I know, I know, sugar is bad for you but it tastes so much better…sweeter, without that funky after taste.
You know what else has a funky after taste? Stiff copy. Words that sound like an application from Discover:
“We are happy to introduce the preferred members service to accommodate your shopping needs now and in the future.”
That’s the written equivalent of a sweet ‘n low packet. It’s trying to be real but isn’t.
Formal copy isn’t modern. Not to mention, it feels fake – forced. Today, copy can sound professional and conversational at the same time.
Take one of my favorite campaigns from Apple.

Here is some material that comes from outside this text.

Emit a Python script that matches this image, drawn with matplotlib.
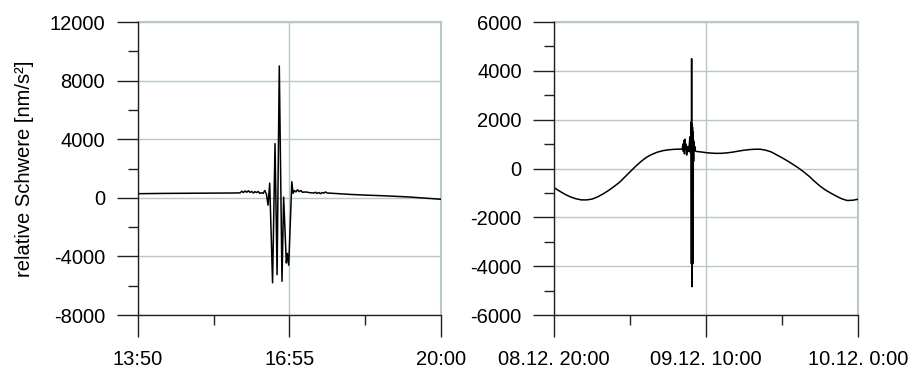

Think Different was a huge success not because it was grammatically correct – imagine if someone came back and said “the correct way of saying that is a Think Differently” – but because it made us wonder. And because it didn’t sound like a pinstriped-suit-and-tie.

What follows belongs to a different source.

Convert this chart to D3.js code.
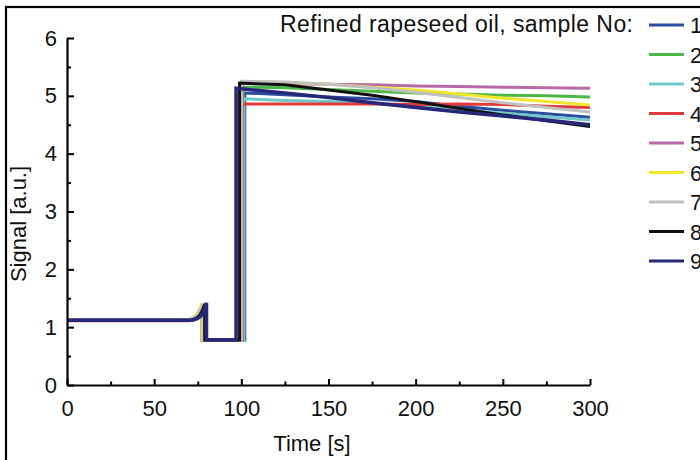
<!DOCTYPE html>
<html><head><meta charset="utf-8">
<script src="https://cdn.jsdelivr.net/npm/d3@7"></script>
<style>body{margin:0;background:#fff}svg{display:block}text{font-family:"Liberation Sans",Arial,sans-serif}</style>
</head><body>
<svg id="c" width="700" height="460"></svg>
<script>
// ---- data ----
const legendTitle = "Refined rapeseed oil, sample No:";
const sampleNames = ["1","2","3","4","5","6","7","8","9"];
const sampleColors = ["#2b4fa0","#4cb848","#6ec8c8","#e03a3a","#b86aa8","#f0e62a","#c0c0c0","#111111","#27287a"];
const xTicks = [0,50,100,150,200,250,300];
const yTicks = [0,1,2,3,4,5,6];
const xMinor = [25,75,125,175,225,275];
const yMinor = [0.5,1.5,2.5,3.5,4.5,5.5];

const s1 = [[0,1.12],[70,1.12],[73,1.15],[75,1.2],[76.5,1.28],[78,1.40],[78,0.78],[102,0.78],[102,5.05],[125,5.02],[150,4.98],[175,4.95],[200,4.90],[225,4.82],[250,4.75],[275,4.69],[300,4.63]];
const s2 = [[0,1.13],[70,1.13],[72.5,1.16],[74.5,1.21],[76,1.29],[77.5,1.40],[77.5,0.78],[101,0.78],[101,5.15],[125,5.14],[150,5.11],[175,5.08],[200,5.05],[225,5.03],[250,5.01],[275,5.00],[300,4.98]];
const s3 = [[0,1.12],[70,1.12],[73,1.15],[75,1.2],[76.5,1.28],[78,1.39],[78,0.78],[101.5,0.78],[101.5,4.95],[125,4.92],[150,4.90],[175,4.87],[200,4.82],[225,4.76],[250,4.70],[275,4.64],[300,4.58]];
const s4 = [[0,1.11],[70,1.11],[72.5,1.14],[74.5,1.2],[76,1.28],[77.5,1.38],[77.5,0.77],[100.5,0.77],[100.5,4.86],[125,4.86],[150,4.86],[175,4.86],[200,4.85],[225,4.86],[250,4.85],[275,4.82],[300,4.80]];
const s5 = [[0,1.12],[70,1.12],[73,1.15],[75,1.2],[76.5,1.28],[78,1.40],[78,0.78],[100.5,0.78],[100.5,5.22],[125,5.21],[150,5.20],[175,5.19],[200,5.17],[225,5.16],[250,5.15],[275,5.14],[300,5.13]];
const s6 = [[0,1.13],[70,1.13],[72.5,1.16],[74.5,1.21],[76,1.29],[77.5,1.41],[77.5,0.78],[100,0.78],[100,5.25],[125,5.23],[150,5.20],[175,5.15],[200,5.10],[225,5.03],[250,4.96],[275,4.90],[300,4.84]];
const s7 = [[0,1.13],[70,1.13],[73,1.16],[75,1.21],[76.5,1.29],[78,1.40],[78,0.78],[100,0.78],[100,5.25],[125,5.24],[150,5.20],[175,5.14],[200,5.06],[225,4.97],[250,4.88],[275,4.80],[300,4.72]];
const s8 = [[0,1.12],[71,1.12],[74,1.15],[76,1.2],[77.5,1.28],[79,1.40],[79,0.78],[99,0.78],[99,5.22],[125,5.19],[150,5.10],[175,5.01],[200,4.90],[225,4.78],[250,4.67],[275,4.57],[300,4.47]];
const s9 = [[0,1.12],[72,1.12],[75,1.15],[77,1.2],[78.5,1.28],[80,1.42],[80,0.78],[97,0.78],[97,5.13],[125,5.05],[150,4.97],[175,4.88],[200,4.80],[225,4.72],[250,4.65],[275,4.58],[300,4.50]];
const allSeries = [s1,s2,s3,s4,s5,s6,s7,s8,s9];

// ---- drawing ----
const svg = d3.select("#c");
const m = {left:67, right:590, top:38, bottom:385};
const x = d3.scaleLinear().domain([0,300]).range([m.left, m.right]);
const y = d3.scaleLinear().domain([0,6]).range([m.bottom, m.top]);
const FS = 22;

svg.append("rect").attr("x",6).attr("y",7).attr("width",800).attr("height",600)
  .attr("fill","none").attr("stroke","#000").attr("stroke-width",2.2);

// lines
const line = d3.line().x(d=>x(d[0])).y(d=>y(d[1]));
allSeries.forEach((s,i)=>{
  svg.append("path").datum(s).attr("d",line).attr("fill","none")
    .attr("stroke",sampleColors[i]).attr("stroke-width", i===8?3.6:3)
    .attr("stroke-linejoin","miter");
});

// axes
const fmt = d3.format("d");
svg.append("g").attr("transform",`translate(0,${m.bottom})`)
  .call(d3.axisBottom(x).tickValues(xTicks).tickFormat(fmt).tickSize(-6).tickSizeOuter(0).tickPadding(15));
svg.append("g").attr("transform",`translate(0,${m.bottom})`)
  .call(d3.axisBottom(x).tickValues(xMinor).tickSize(-3.5).tickSizeOuter(0).tickFormat(""))
  .select(".domain").remove();
svg.append("g").attr("transform",`translate(${m.left},0)`)
  .call(d3.axisLeft(y).tickValues(yTicks).tickFormat(fmt).tickSize(-7).tickSizeOuter(0).tickPadding(10));
svg.append("g").attr("transform",`translate(${m.left},0)`)
  .call(d3.axisLeft(y).tickValues(yMinor).tickSize(-4).tickSizeOuter(0).tickFormat(""))
  .select(".domain").remove();
svg.selectAll(".domain").attr("stroke","#000").attr("stroke-width",2.2);
svg.selectAll(".tick line").attr("stroke","#000").attr("stroke-width",2);
svg.selectAll(".tick text").attr("font-size",FS).attr("fill","#111")
  .attr("font-family","Liberation Sans, Arial, sans-serif");

// axis titles
svg.append("text").attr("x",312).attr("y",451).attr("text-anchor","middle")
  .attr("font-size",FS).attr("fill","#111").text("Time [s]");
svg.append("text").attr("transform","translate(26,224) rotate(-90)").attr("text-anchor","middle")
  .attr("font-size",FS).attr("fill","#111").text("Signal [a.u.]");

// legend
svg.append("text").attr("x",280).attr("y",32)
  .attr("textLength",353).attr("lengthAdjust","spacing")
  .attr("font-size",23).attr("fill","#111").text(legendTitle);
sampleNames.forEach((n,i)=>{
  const yy = 25 + i*29.5;
  svg.append("line").attr("x1",649).attr("x2",684).attr("y1",yy).attr("y2",yy)
    .attr("stroke",sampleColors[i]).attr("stroke-width",3.2);
  svg.append("text").attr("x",690).attr("y",yy+8).attr("font-size",FS).attr("fill","#111").text(n);
});
</script>
</body></html>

The simplest way to do that in your writing is by relaxing your words a little. Instead of saying you are, try you’re. Replace that is with that’s. And don’t forget to toss in a few wanna’s, gonna’s and shoulda’s because that’s how you’d probably say things in real life.
But what about grammar?
Respect it but don’t let it get in the way of making a statement that’s got some panache. Some punch. Some wonder. If you can imagine it printed on a coffee mug that’s featured on Sara Blakelys #mondaymugshot post, it’s worth keeping.
What makes copy sweet is what makes any relationship sweet; easy on the eyes, music to the ears, easy to talk to, feels real.
What kind of copy do you respond most to? Also, did you guess my answer?